#### [DATASET SECTION]

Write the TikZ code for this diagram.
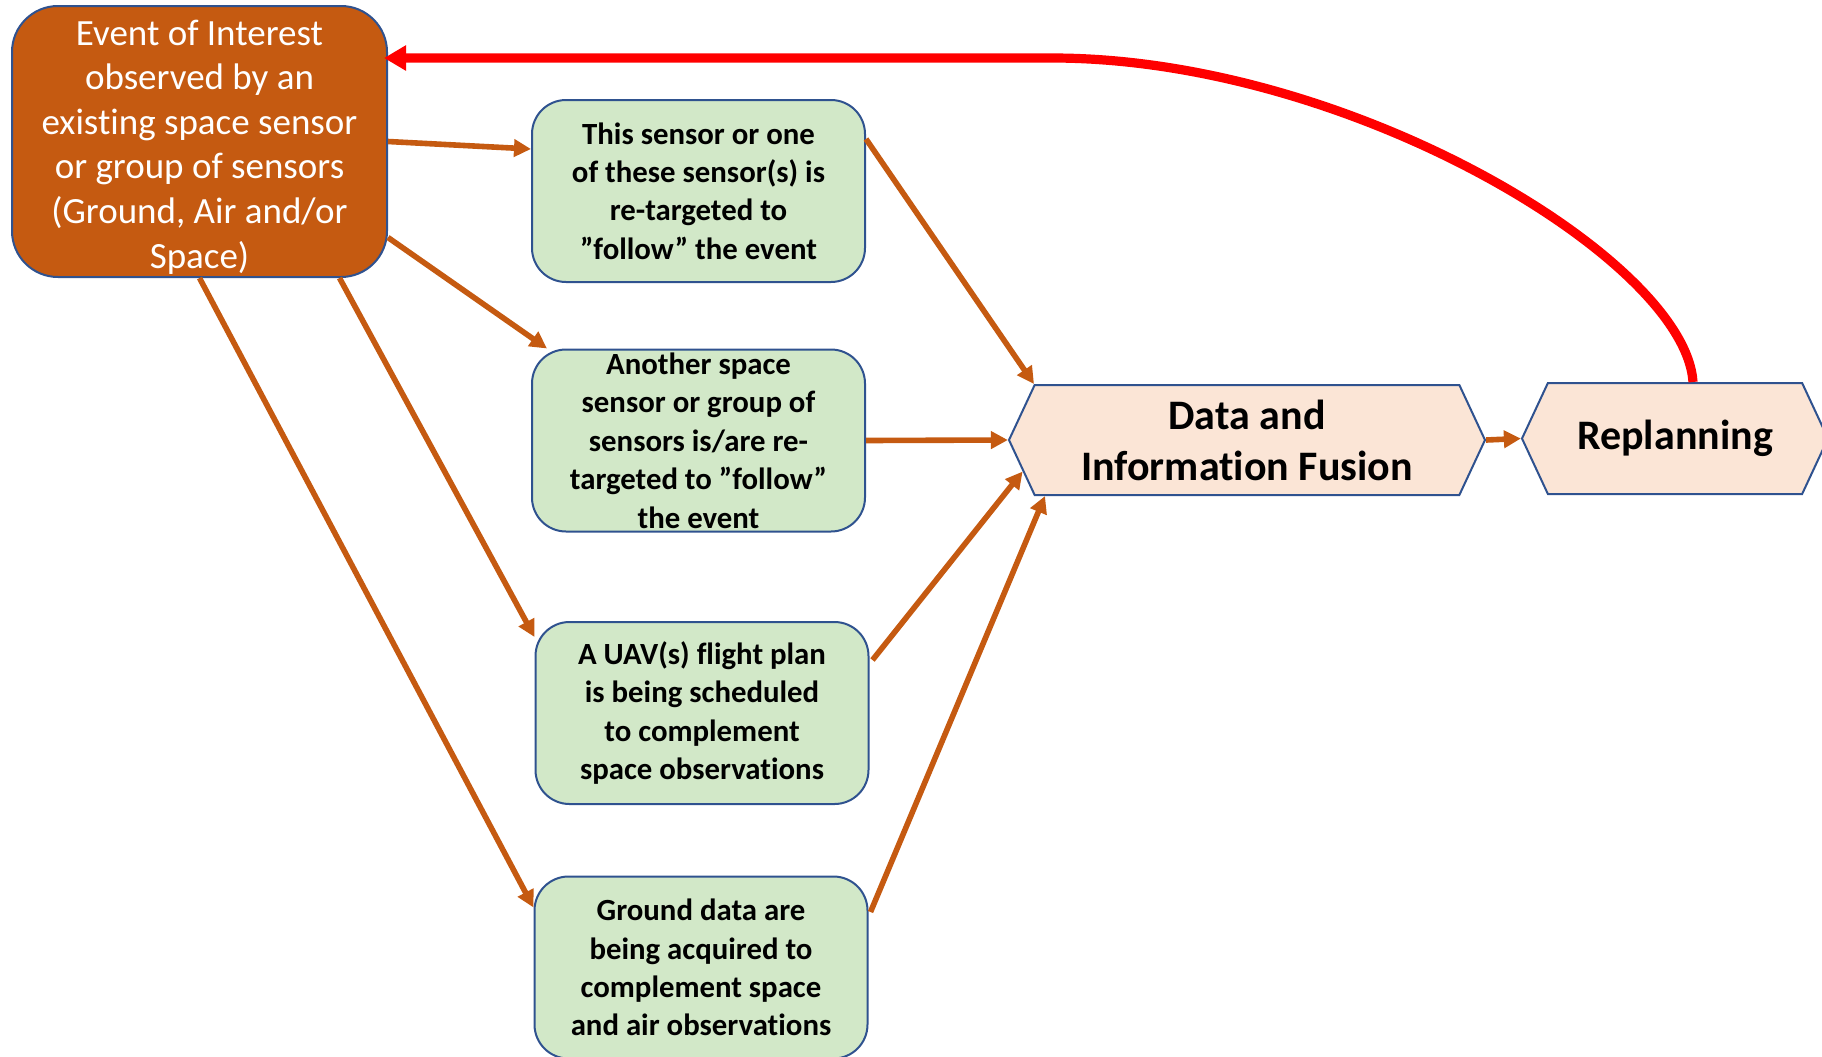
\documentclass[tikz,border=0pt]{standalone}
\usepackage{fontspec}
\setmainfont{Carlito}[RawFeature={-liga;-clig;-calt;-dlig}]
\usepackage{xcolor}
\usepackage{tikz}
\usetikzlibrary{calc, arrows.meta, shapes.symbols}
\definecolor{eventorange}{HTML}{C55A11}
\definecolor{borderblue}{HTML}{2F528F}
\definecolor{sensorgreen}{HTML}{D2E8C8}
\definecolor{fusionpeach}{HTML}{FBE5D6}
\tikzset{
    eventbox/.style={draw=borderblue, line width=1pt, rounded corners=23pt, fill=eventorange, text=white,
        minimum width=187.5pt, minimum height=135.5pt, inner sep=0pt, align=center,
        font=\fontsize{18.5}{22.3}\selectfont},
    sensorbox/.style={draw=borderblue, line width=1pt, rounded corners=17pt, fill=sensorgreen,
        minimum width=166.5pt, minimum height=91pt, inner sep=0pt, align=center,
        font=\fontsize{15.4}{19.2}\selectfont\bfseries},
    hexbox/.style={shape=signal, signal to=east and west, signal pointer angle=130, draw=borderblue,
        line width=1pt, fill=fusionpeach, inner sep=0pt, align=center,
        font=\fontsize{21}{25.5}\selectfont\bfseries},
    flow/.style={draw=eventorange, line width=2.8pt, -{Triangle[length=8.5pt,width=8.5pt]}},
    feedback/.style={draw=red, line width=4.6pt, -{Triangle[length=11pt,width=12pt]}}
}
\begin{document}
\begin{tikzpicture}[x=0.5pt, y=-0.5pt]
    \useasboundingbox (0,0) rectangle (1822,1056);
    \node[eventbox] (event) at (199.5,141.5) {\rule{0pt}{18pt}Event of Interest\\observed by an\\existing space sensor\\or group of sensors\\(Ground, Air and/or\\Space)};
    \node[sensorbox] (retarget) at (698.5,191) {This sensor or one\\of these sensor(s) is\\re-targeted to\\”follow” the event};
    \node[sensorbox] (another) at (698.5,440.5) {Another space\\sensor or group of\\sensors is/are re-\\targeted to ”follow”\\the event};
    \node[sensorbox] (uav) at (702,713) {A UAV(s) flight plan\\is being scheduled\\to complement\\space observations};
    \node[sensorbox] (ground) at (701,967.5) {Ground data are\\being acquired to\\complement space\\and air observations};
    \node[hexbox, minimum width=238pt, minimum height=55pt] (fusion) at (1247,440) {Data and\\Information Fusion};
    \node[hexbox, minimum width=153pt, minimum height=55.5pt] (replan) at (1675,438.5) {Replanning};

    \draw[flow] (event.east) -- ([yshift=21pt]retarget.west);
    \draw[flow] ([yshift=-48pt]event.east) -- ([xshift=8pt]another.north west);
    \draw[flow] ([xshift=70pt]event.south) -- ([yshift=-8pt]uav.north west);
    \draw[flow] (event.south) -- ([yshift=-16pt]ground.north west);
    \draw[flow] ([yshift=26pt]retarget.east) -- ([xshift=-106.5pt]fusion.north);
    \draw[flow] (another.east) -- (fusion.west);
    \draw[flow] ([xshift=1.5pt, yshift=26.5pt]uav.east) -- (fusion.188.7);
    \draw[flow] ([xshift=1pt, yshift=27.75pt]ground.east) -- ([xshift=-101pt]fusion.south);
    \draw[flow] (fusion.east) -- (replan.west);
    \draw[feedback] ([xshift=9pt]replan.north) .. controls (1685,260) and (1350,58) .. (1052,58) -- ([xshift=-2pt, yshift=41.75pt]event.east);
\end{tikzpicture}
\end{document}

#### [DIRECTIONS]
Copy the data exactly. Any picture it contains is to be omitted.

#### [OUTPUT]
Write the TikZ code for this diagram.
\documentclass[tikz,border=0pt]{standalone}
\usepackage{fontspec}
\setmainfont{Carlito}[RawFeature={-liga;-clig;-calt;-dlig}]
\usepackage{xcolor}
\usepackage{tikz}
\usetikzlibrary{calc, arrows.meta, shapes.symbols}
\definecolor{eventorange}{HTML}{C55A11}
\definecolor{borderblue}{HTML}{2F528F}
\definecolor{sensorgreen}{HTML}{D2E8C8}
\definecolor{fusionpeach}{HTML}{FBE5D6}
\tikzset{
    eventbox/.style={draw=borderblue, line width=1pt, rounded corners=23pt, fill=eventorange, text=white,
        minimum width=187.5pt, minimum height=135.5pt, inner sep=0pt, align=center,
        font=\fontsize{18.5}{22.3}\selectfont},
    sensorbox/.style={draw=borderblue, line width=1pt, rounded corners=17pt, fill=sensorgreen,
        minimum width=166.5pt, minimum height=91pt, inner sep=0pt, align=center,
        font=\fontsize{15.4}{19.2}\selectfont\bfseries},
    hexbox/.style={shape=signal, signal to=east and west, signal pointer angle=130, draw=borderblue,
        line width=1pt, fill=fusionpeach, inner sep=0pt, align=center,
        font=\fontsize{21}{25.5}\selectfont\bfseries},
    flow/.style={draw=eventorange, line width=2.8pt, -{Triangle[length=8.5pt,width=8.5pt]}},
    feedback/.style={draw=red, line width=4.6pt, -{Triangle[length=11pt,width=12pt]}}
}
\begin{document}
\begin{tikzpicture}[x=0.5pt, y=-0.5pt]
    \useasboundingbox (0,0) rectangle (1822,1056);
    \node[eventbox] (event) at (199.5,141.5) {\rule{0pt}{18pt}Event of Interest\\observed by an\\existing space sensor\\or group of sensors\\(Ground, Air and/or\\Space)};
    \node[sensorbox] (retarget) at (698.5,191) {This sensor or one\\of these sensor(s) is\\re-targeted to\\”follow” the event};
    \node[sensorbox] (another) at (698.5,440.5) {Another space\\sensor or group of\\sensors is/are re-\\targeted to ”follow”\\the event};
    \node[sensorbox] (uav) at (702,713) {A UAV(s) flight plan\\is being scheduled\\to complement\\space observations};
    \node[sensorbox] (ground) at (701,967.5) {Ground data are\\being acquired to\\complement space\\and air observations};
    \node[hexbox, minimum width=238pt, minimum height=55pt] (fusion) at (1247,440) {Data and\\Information Fusion};
    \node[hexbox, minimum width=153pt, minimum height=55.5pt] (replan) at (1675,438.5) {Replanning};

    \draw[flow] (event.east) -- ([yshift=21pt]retarget.west);
    \draw[flow] ([yshift=-48pt]event.east) -- ([xshift=8pt]another.north west);
    \draw[flow] ([xshift=70pt]event.south) -- ([yshift=-8pt]uav.north west);
    \draw[flow] (event.south) -- ([yshift=-16pt]ground.north west);
    \draw[flow] ([yshift=26pt]retarget.east) -- ([xshift=-106.5pt]fusion.north);
    \draw[flow] (another.east) -- (fusion.west);
    \draw[flow] ([xshift=1.5pt, yshift=26.5pt]uav.east) -- (fusion.188.7);
    \draw[flow] ([xshift=1pt, yshift=27.75pt]ground.east) -- ([xshift=-101pt]fusion.south);
    \draw[flow] (fusion.east) -- (replan.west);
    \draw[feedback] ([xshift=9pt]replan.north) .. controls (1685,260) and (1350,58) .. (1052,58) -- ([xshift=-2pt, yshift=41.75pt]event.east);
\end{tikzpicture}
\end{document}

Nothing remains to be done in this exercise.